Doing the "right thing"

Clyde is a single father of two. When his wife died of diabetes last year, he vowed to take better care of the family's health by doing three new things on a regular basis: exercising, eating more fruits and vegetables, and never getting fast food ever again. Tonight, with only $20 to spend on dinner, he will make them mashed potatoes, grilled chicken, and steamed broccoli florets. Even though he wants to buy everything organic, he simply can't afford to do so right now, so he's doing the best he can to avoid processed foods, soda, and everything that has high fructose corn syrup in it. 

A woman named Laura is standing behind Clyde at the grocery store. Her life is completely different than his, so her shopping cart is filled with organic and seasonal produce that she can easily afford to buy without hesitation. Although she’s a strict vegetarian herself, and a big supporter of local farmers, she can't really be upset with Clyde for buying non-organic food or for eating meat. Organic is better than conventional, that’s true, but conventional is certainly better than fast food. According to his time, place and circumstance, Clyde is actually doing the right thing. In-fact, they both are. 
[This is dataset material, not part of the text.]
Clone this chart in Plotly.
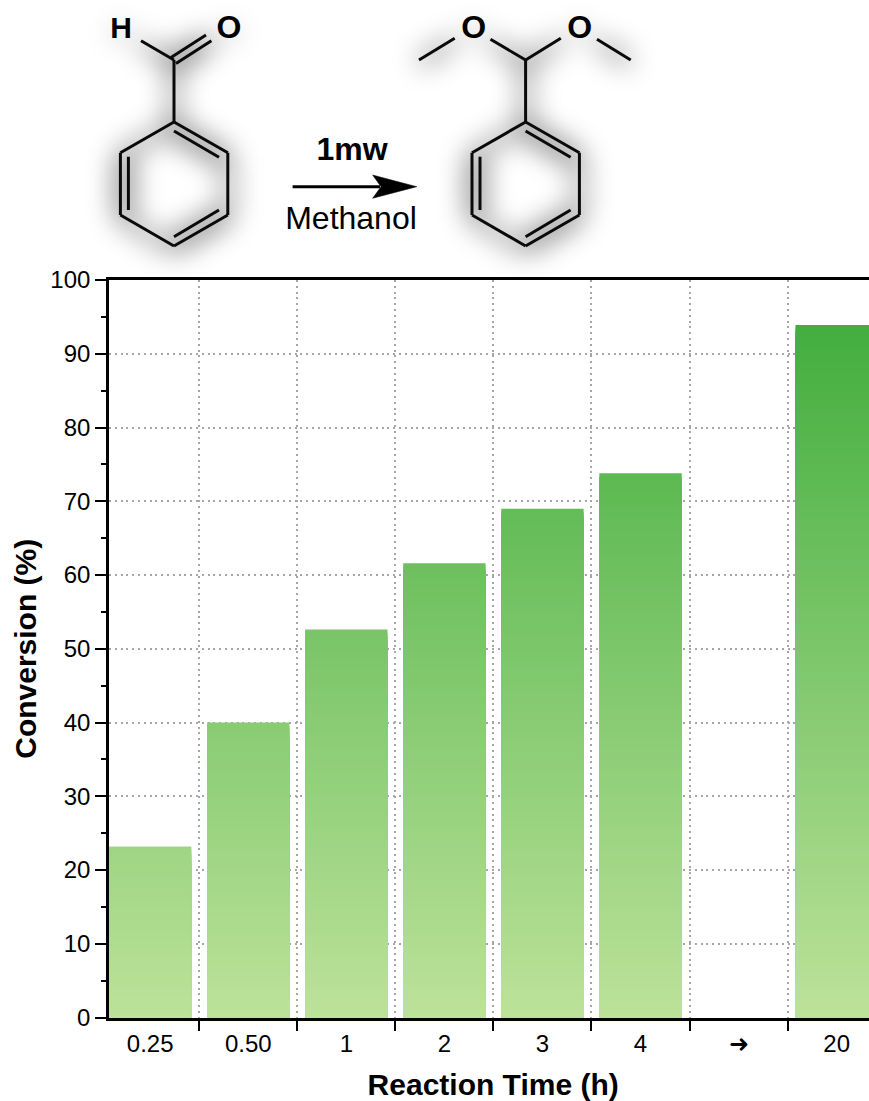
import plotly.graph_objects as go

times = ["0.25", "0.50", "1", "2", "3", "4", "➜", "20"]
conversion = [23.2, 40.0, 52.6, 61.6, 69.0, 73.8, 0, 93.9]

W, H = 869, 1101
L, T, B = 109, 280, 1017.5
FONT = "Liberation Sans, Arial, sans-serif"
LOW, HIGH = (189, 226, 154), (67, 174, 63)
STEP = 0.5


def shade(v):
    f = min(v / 94.0, 1)
    return "rgb({},{},{})".format(*[round(a + (b - a) * f) for a, b in zip(LOW, HIGH)])


fig = go.Figure()
# each bar is painted from its full height downward in lighter and lighter layers
sx, sy, sc = [], [], []
for cat, val in zip(times, conversion):
    sx.append(cat); sy.append(val); sc.append(shade(val))
    top = val - STEP
    while top > 0:
        sx.append(cat); sy.append(top); sc.append(shade(top))
        top -= STEP
fig.add_trace(go.Bar(x=sx, y=sy, width=0.84, marker=dict(color=sc, line_width=0)))

# reaction scheme, drawn on a page-pixel axis pair
ring = [[(0, 122), (53.8, 152.7)], [(53.8, 152.7), (53.8, 215)], [(53.8, 215), (0, 246)],
        [(0, 246), (-53.6, 215)], [(-53.6, 215), (-53.6, 152.7)], [(-53.6, 152.7), (0, 122)],
        [(0, 131), (45, 157.3)], [(-45.6, 156.7), (-45.6, 210)], [(0, 236.7), (45, 210)],
        [(0, 60), (0, 122)]]
segs = [[(a[0] + 174, a[1]), (b[0] + 174, b[1])] for a, b in ring]
segs += [[(a[0] + 525.6, a[1]), (b[0] + 525.6, b[1])] for a, b in ring]
segs += [[(141, 40.7), (174, 60)], [(171, 57.5), (206, 35)], [(176, 63.5), (211.4, 40.7)],
         [(525.6, 60), (490.5, 39.3)], [(525.6, 60), (560.8, 38.3)],
         [(454.7, 38.3), (419, 60)], [(597, 39.3), (630.7, 60)]]
sxs, sys = [], []
for a, b in segs:
    sxs += [a[0], b[0], None]
    sys += [a[1], b[1], None]
# soft halo round the molecules: a wide line, blurred after drawing
halo_x = sxs + [121, 121, None, 229, 229, None, 473.7, 473.7, None, 579.8, 579.8, None]
halo_y = sys + [25, 35, None, 25, 35, None, 25, 35, None, 25, 35, None]
fig.add_trace(go.Scatter(x=halo_x, y=[None if v is None else v + 3 for v in halo_y], mode="lines",
                         xaxis="x2", yaxis="y2", line=dict(color="rgba(0,0,0,0.30)", width=16)))
fig.add_trace(go.Scatter(x=sxs, y=sys, mode="lines", xaxis="x2", yaxis="y2",
                         line=dict(color="#0a0a0a", width=3)))
fig.add_trace(go.Scatter(x=[292.6, 380], y=[186.7, 186.7], mode="lines", xaxis="x2", yaxis="y2",
                         line=dict(color="black", width=3)))
fig.add_trace(go.Scatter(x=[416.8, 372.6, 381, 372.6, 416.8], y=[186.7, 175, 186.7, 198.3, 186.7],
                         mode="lines", fill="toself", fillcolor="black", xaxis="x2", yaxis="y2",
                         line=dict(color="black", width=0.5)))
labels = [("H", 121, 30, True, 30), ("O", 229, 30, True, 32), ("O", 473.7, 30, True, 32),
          ("O", 579.8, 30, True, 32), ("1mw", 352, 152, True, 32), ("Methanol", 351, 221, False, 32)]
fig.add_trace(go.Scatter(x=[l[1] for l in labels], y=[l[2] for l in labels], mode="text",
                         text=[f"<b>{l[0]}</b>" if l[3] else l[0] for l in labels],
                         textfont=dict(family=FONT, size=[l[4] for l in labels], color="black"),
                         textposition="middle center", xaxis="x2", yaxis="y2"))

grid = dict(griddash="2px,3.8px", gridcolor="#a6a6a6", gridwidth=2, showgrid=True, zeroline=False)
fig.update_layout(
    width=W, height=H, margin=dict(l=0, r=0, t=0, b=0, pad=0, autoexpand=False),
    paper_bgcolor="white", plot_bgcolor="rgba(0,0,0,0)", showlegend=False, barmode="overlay",
    font=dict(family=FONT, color="black"),
    xaxis=dict(type="category", categoryorder="array", categoryarray=times, range=[-0.42, 7.33],
               domain=[L / W, 1], anchor="y", automargin=False,
               tickson="boundaries", ticks="outside", ticklen=11, tickwidth=2.4, tickcolor="black",
               tickfont=dict(size=24), ticklabelstandoff=3, showline=True, linecolor="black",
               linewidth=2.6, mirror=True,
               title=dict(text="&nbsp;<b>Reaction Time (h)</b>", font=dict(size=30), standoff=18), **grid),
    yaxis=dict(range=[0, 100], domain=[1 - B / H, 1 - T / H], anchor="x", automargin=False,
               dtick=10, ticks="outside", ticklen=11, tickwidth=2.4, tickcolor="black",
               tickfont=dict(size=24), showline=True, linecolor="black", linewidth=2.6,
               minor=dict(dtick=5, ticks="outside", ticklen=5, tickwidth=2.4, tickcolor="black", showgrid=False),
               title=dict(text="<b>Conversion (%)</b>", font=dict(size=30), standoff=5), **grid),
    xaxis2=dict(domain=[0, 1], anchor="y2", range=[0, W], visible=False, showgrid=False),
    yaxis2=dict(domain=[0, 1], anchor="x2", range=[H, 0], visible=False, showgrid=False),
)
fig.write_html(
    "out.html",
    config={"displayModeBar": False},
    post_script="document.body.style.margin='0';"
                "var h=document.querySelector('.x2y2 .scatterlayer .trace');"
                "if(h){h.style.filter='blur(13px)';}",
)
Never judge anyone for the choices that they make, and always remember that the opposite of what you know is also true. Other people's perspective on reality is as valid as your own, so no matter how certain you are that you're doing the "right thing", you must humbly accept the possibility that someone who does the exact opposite from you might actually be doing the “right thing” as well. 

Everything is subject to time, place and circumstance. There are no “shoulds” in compassionate thinking!